Boosting Second-Harmonic Generation in Monolayer Rhenium Disulfide by Reversible Laser Patterning

Active modification and control of transition metal dichalcogenides (TMDs) properties are highly desirable for next-generation optoelectronic applications. In particular, controlling one of the most important characteristics of TMDs-their crystal structure and symmetry-may open means for manipulating their optical nonlinearities and electrical transport properties. Here, we show that a monolayer ReS2, which does not have a broken inversion symmetry due to its stable 1T'-distorted phase and correspondingly shows only weak second-harmonic generation (SHG), can produce a significantly enhanced (similar to 2 orders of magnitude) SHG upon reversible laser patterning.
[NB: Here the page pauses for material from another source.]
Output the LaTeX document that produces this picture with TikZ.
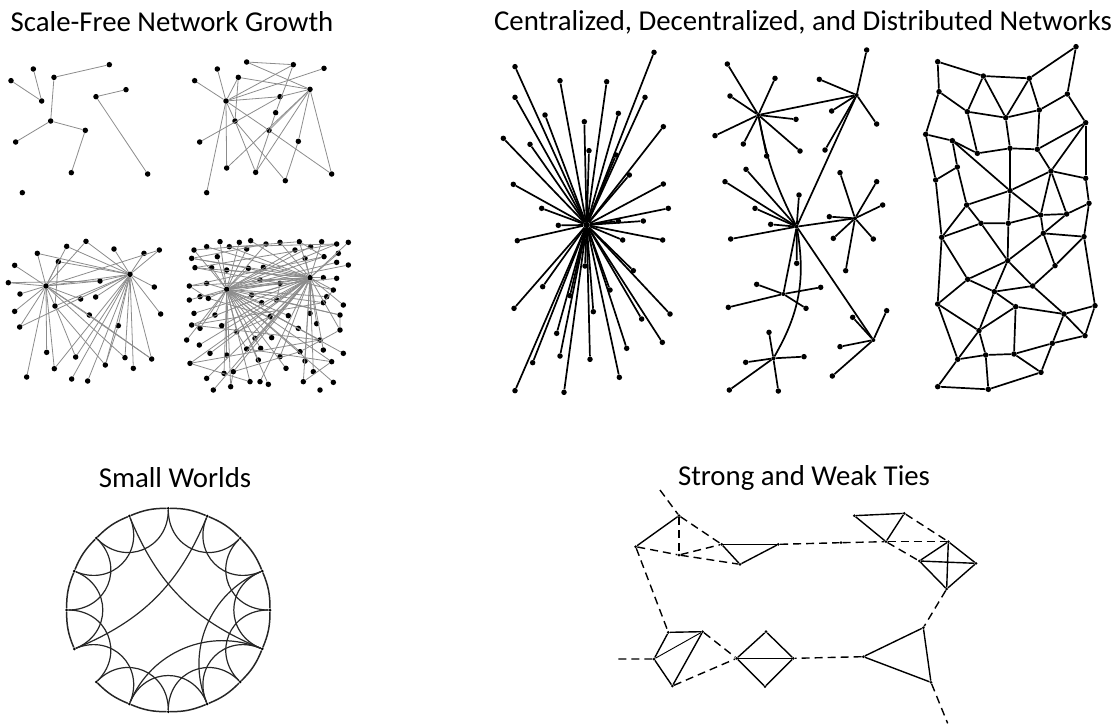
\documentclass[tikz,border=0pt]{standalone}
\usepackage{fontspec}
\setmainfont{Carlito}

\begin{document}
\begin{tikzpicture}[x=1pt, y=-1pt,
                dot/.style = {circle, fill, inner sep=0pt, minimum size=5.5pt},
                bigdot/.style = {circle, fill, inner sep=0pt, minimum size=6.5pt},
                smalldot/.style = {circle, fill, inner sep=0pt, minimum size=3pt},
                title/.style = {font=\fontsize{28.8}{32}\selectfont, inner sep=0pt},
                growline/.style = {draw=black!45, line width=0.8pt},
                netline/.style = {line width=1.7pt},
                ringline/.style = {draw=black!85, line width=1.5pt},
                strongtie/.style = {line width=1.4pt},
                weaktie/.style = {line width=1.4pt, dash pattern=on 8pt off 5pt}
                ]
\useasboundingbox (0,0) rectangle (1116,724);

\node[title] (tgrow) at (172,22) {Scale-Free Network Growth};
\node[title] (tcent) at (803,22) {Centralized, Decentralized, and Distributed Networks};
\node[title] (tsmall) at (175,478) {Small Worlds};
\node[title] (tties) at (804,478) {Strong and Weak Ties};

\begin{scope}[shift={(0,40)}, scale=1/3]
  \foreach \px/\py [count=\i] in {33/122, 100/87, 125/183, 162/112, 328/74, 378/149, 288/170,
                                  152/243, 256/271, 47/306, 214/398, 443/402, 67/458}
    \node[dot] (ga\i) at (\px,\py) {};
  \foreach \a/\b in {1/3, 2/3, 4/5, 4/8, 8/10, 8/9, 9/11, 7/6, 7/12}
    \draw[growline] (ga\a) -- (ga\b);
\end{scope}

\begin{scope}[shift={(180,40)}, scale=1/3]
  \foreach \px/\py [count=\i] in {138/183, 390/148, 44/122, 112/87, 200/66, 175/112, 340/74,
                                  432/85, 300/170, 287/218, 165/243, 267/271, 59/306, 355/304,
                                  140/384, 227/397, 316/422, 455/402, 80/458}
    \node[dot] (gb\i) at (\px,\py) {};
  \foreach \a/\b in {1/3, 1/4, 1/6, 1/7, 1/8, 1/9, 1/11, 1/12, 1/15, 1/19,
                     2/5, 2/6, 2/9, 2/14, 2/16, 2/18, 2/12, 2/15,
                     6/11, 11/16, 11/17, 10/16, 12/18, 13/9, 14/17, 5/7, 7/10}
    \draw[growline] (gb\a) -- (gb\b);
\end{scope}

\begin{scope}[shift={(0,225)}, scale=1/3]
  \foreach \px/\py [count=\i] in {138/183, 390/148, 258/49, 200/64, 342/72, 112/85, 432/85,
                                  478/75, 175/110, 44/121, 25/173, 300/168, 463/186, 60/207,
                                  242/222, 287/216, 165/243, 44/259, 268/270, 482/267, 59/306,
                                  355/302, 140/382, 227/396, 375/398, 455/402, 316/420, 163/431,
                                  400/430, 80/456, 215/462, 263/468}
    \node[dot] (gc\i) at (\px,\py) {};
  \foreach \b in {2, 3, 4, 6, 8, 9, 10, 11, 12, 14, 15, 17, 18, 19, 21, 23, 25, 26, 28, 30}
    \draw[growline] (gc1) -- (gc\b);
  \foreach \b in {3, 4, 5, 6, 7, 8, 9, 12, 13, 16, 17, 20, 21, 22, 24, 25, 26, 27, 28, 29, 31, 32}
    \draw[growline] (gc2) -- (gc\b);
  \foreach \a/\b in {17/24, 17/27, 19/26, 11/12, 9/17, 22/27}
    \draw[growline] (gc\a) -- (gc\b);
\end{scope}

\begin{scope}[shift={(180,225)}, scale=1/3]
  \foreach \px/\py [count=\i] in {140/193, 390/158,
        42/75, 80/65, 120/50, 148/65, 178/52, 212/47, 258/57, 300/52, 345/75, 358/50,
        392/65, 425/50, 470/57, 505/52, 200/72,
        35/100, 112/95, 375/100, 432/95, 475/85, 505/120, 45/128, 95/128, 140/135, 205/130,
        250/127, 470/112,
        28/183, 80/175, 240/165, 300/175, 430/158, 470/160, 460/195,
        28/225, 60/215, 85/220, 215/210, 245/233, 290/225, 440/215, 490/240, 430/233,
        42/265, 105/270, 270/275, 325/272, 390/265, 480/270, 410/296, 355/310, 35/300,
        60/310, 125/302, 170/320, 225/340, 275/338, 480/315, 20/345, 58/360, 420/345,
        90/385, 140/390, 200/372, 242/370, 300/395, 360/380, 430/375, 490/385, 30/415,
        235/405, 375/408, 455/410,
        80/460, 132/445, 160/440, 318/430, 400/440, 210/470, 240/470, 265/478, 370/470,
        460/472, 100/495, 152/485, 420/495}
    \node[dot] (gd\i) at (\px,\py) {};
  \draw[growline] (gd1) -- (gd2);
  \foreach \b in {3,5,...,87}
    \draw[growline] (gd1) -- (gd\b);
  \foreach \b in {4,6,...,86}
    \draw[growline] (gd2) -- (gd\b);
  \foreach \a in {3,6,...,78} {
    \pgfmathtruncatemacro\b{\a+9}
    \draw[growline] (gd\a) -- (gd\b);
  }
\end{scope}

\begin{scope}[shift={(490,40)}, scale=1/3]
  \node[bigdot] (cz) at (290,555) {};
  \foreach \px/\py [count=\i] in {75/80, 210/122, 350/125, 492/37, 75/172, 165/225, 283/245,
        385/220, 465/172, 40/295, 120/313, 297/332, 378/345, 520/260, 70/433, 418/405,
        520/432, 155/505, 535/505, 205/556, 385/543, 460/543, 82/602, 398/600, 518/600,
        430/692, 285/678, 158/740, 360/750, 72/805, 240/767, 310/815, 455/837, 540/822,
        200/880, 410/925, 517/907, 210/948, 300/958, 128/968, 388/1012, 75/1052, 222/1057} {
    \node[dot] (c\i) at (\px,\py) {};
    \draw[netline] (cz) -- (c\i);
  }
\end{scope}

\begin{scope}[shift={(700,40)}, scale=1/3]
  \foreach \px/\py [count=\i] in {175/225, 470/165, 290/560, 465/535, 250/762, 220/955, 520/900}
    \node[dot, minimum size=4pt] (dh\i) at (\px,\py) {};
  \foreach \hub/\leaves in {1/{82/72, 225/115, 90/168, 288/238, 45/287, 130/312, 200/348, 300/333},
                            2/{500/30, 358/118, 395/213, 530/252, 375/330},
                            3/{75/425, 138/388, 297/465, 165/505, 212/553, 92/597, 290/670},
                            4/{420/398, 530/425, 548/495, 388/530, 400/595, 520/597, 437/692},
                            5/{170/733, 362/742, 85/802, 318/805},
                            6/{207/877, 137/967, 312/950, 88/1050, 235/1053},
                            7/{560/812, 458/832, 420/920, 397/1008}}
    \foreach \px/\py [count=\i] in \leaves {
      \node[dot] (d\hub-\i) at (\px,\py) {};
      \draw[netline] (dh\hub) -- (d\hub-\i);
    }
  \foreach \a/\b in {1/2, 2/3, 3/4, 3/5, 3/7}
    \draw[netline] (dh\a) -- (dh\b);
  \draw[netline] (dh1) to[bend right=8] (dh3);
  \draw[netline] (dh3) to[bend left=20] (dh6);
\end{scope}

\begin{scope}[shift={(915,40)}, scale=1/3]
  \foreach \px/\py [count=\i] in {68/65, 205/108, 343/115, 483/20, 72/155, 157/215, 272/233,
        373/210, 457/162, 512/248, 32/283, 112/302, 187/340, 285/325, 367/328, 127/381,
        408/393, 62/420, 512/415, 285/452, 155/495, 377/525, 455/522, 522/490, 198/550,
        280/550, 80/592, 385/580, 507/590, 278/662, 420/677, 158/718, 238/755, 353/738,
        68/792, 302/800, 447/822, 540/797, 192/872, 510/887, 128/958, 212/945, 297/942,
        412/910, 378/997, 68/1040, 220/1048}
    \node[dot] (m\i) at (\px,\py) {};
  \foreach \a/\b in {1/2, 2/3, 3/4, 4/9, 1/5, 5/6, 2/6, 2/7, 3/7, 3/8, 8/9, 9/10, 6/7, 7/8,
        5/11, 6/13, 11/12, 12/16, 12/13, 12/20, 13/14, 7/14, 14/15, 8/15, 15/10, 10/17,
        15/17, 14/20, 16/18, 11/18, 16/21, 20/21, 17/20, 17/22, 17/23, 10/19, 17/19, 19/24,
        23/24, 22/23, 20/22, 20/26, 21/25, 25/26, 26/22, 18/27, 21/27, 25/27, 22/28, 24/29,
        28/29, 23/28, 25/30, 26/30, 28/30, 28/31, 29/31, 30/32, 27/32, 30/33, 30/34, 31/34,
        32/33, 33/34, 27/35, 32/35, 33/36, 34/37, 36/37, 29/38, 37/38, 37/40, 38/40, 35/39,
        33/39, 36/39, 36/43, 37/44, 35/41, 39/41, 39/42, 41/42, 42/43, 43/44, 44/40, 43/45,
        44/45, 41/46, 46/47, 42/47, 47/45}
    \draw[netline] (m\a) -- (m\b);
\end{scope}

\begin{scope}[shift={(168.3,610)}]
  \foreach \k in {0,...,15}
    \node[smalldot] (w\k) at ({-90+22.5*\k}:101.7) {};
  \foreach \k in {0,...,9,11,12,13,14,15} {
    \pgfmathtruncatemacro\n{mod(\k+1,16)}
    \draw[ringline] (w\k) to[bend left=11.25] (w\n);
  }
  \foreach \k in {0,...,14} {
    \pgfmathtruncatemacro\n{mod(\k+2,16)}
    \draw[ringline, line width=1.2pt] (w\k) to[bend right=67.5, looseness=1.3] (w\n);
  }
  \foreach \a/\b/\t in {15/5/22.5, 11/1/22.5, 5/9/45, 3/7/45}
    \draw[ringline, line width=1.2pt] (w\a) to[bend right=\t] (w\b);
\end{scope}

\begin{scope}[shift={(605,475)}, scale=1/3]
  \foreach \nm/\px/\py in {ta/222/122, tb/92/215, tc/222/240, td/350/208, te/405/268,
        tf/520/208, tg/708/203, ra/748/122, rb/898/115, rc/843/200, rd/1030/200,
        re/943/258, rf/1113/265, rg/1025/342, ua/955/458, ub/775/545, uc/978/622,
        qa/395/550, qb/483/470, qc/565/550, qd/480/635,
        ba/190/472, bb/293/470, bc/147/552, bd/202/633}
    \node[smalldot] (\nm) at (\px,\py) {};
  \coordinate (xa) at (165,45);
  \coordinate (xb) at (40,552);
  \coordinate (xc) at (1028,745);
  \foreach \a/\b in {tb/ta, td/tf, td/te, te/tf, ra/rb, ra/rc, rb/rc, rd/re, rd/rf, re/rg,
        rf/rg, re/rf, rd/rg, ua/ub, ub/uc, ua/uc, qa/qb, qb/qc, qc/qd, qd/qa, qa/qc,
        ba/bb, ba/bc, bc/bd, bb/bd}
    \draw[strongtie] (\a) -- (\b);
  \draw[strongtie, line width=0.9pt] (bc) -- (bb);
  \foreach \a/\b in {xa/ta, ta/tc, ta/td, tb/tc, tc/td, tc/te, tf/tg, tg/rc, rc/rd, rb/rd,
        rc/re, rg/ua, uc/xc, ub/qc, bb/qa, bd/qa, xb/bc, tb/ba}
    \draw[weaktie] (\a) -- (\b);
\end{scope}
\end{tikzpicture}
\end{document}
This enhancement can be explained by the laser-induced transition from centrosymmetric 1T' to noncentrosymmetric 2H-phase. This hypothesis is confirmed by polarization-resolved SHG measurements, which reveal a gradual change from the 2-fold to 6-fold symmetry profiles upon laser patterning. Additionally, we found that laser patterning of the bilayer ReS2 samples, contrary to the monolayers, leads to a substantially reduced SHG signal. This result corroborates the 1T'-to-2H laser-induced phase transition. Finally, we show that the laser-induced patterning is reversible by heat. These results open a possibility to actively and reversibly control the crystal structure of mono- and few-layer ReS2 and thus its optical and electronic properties.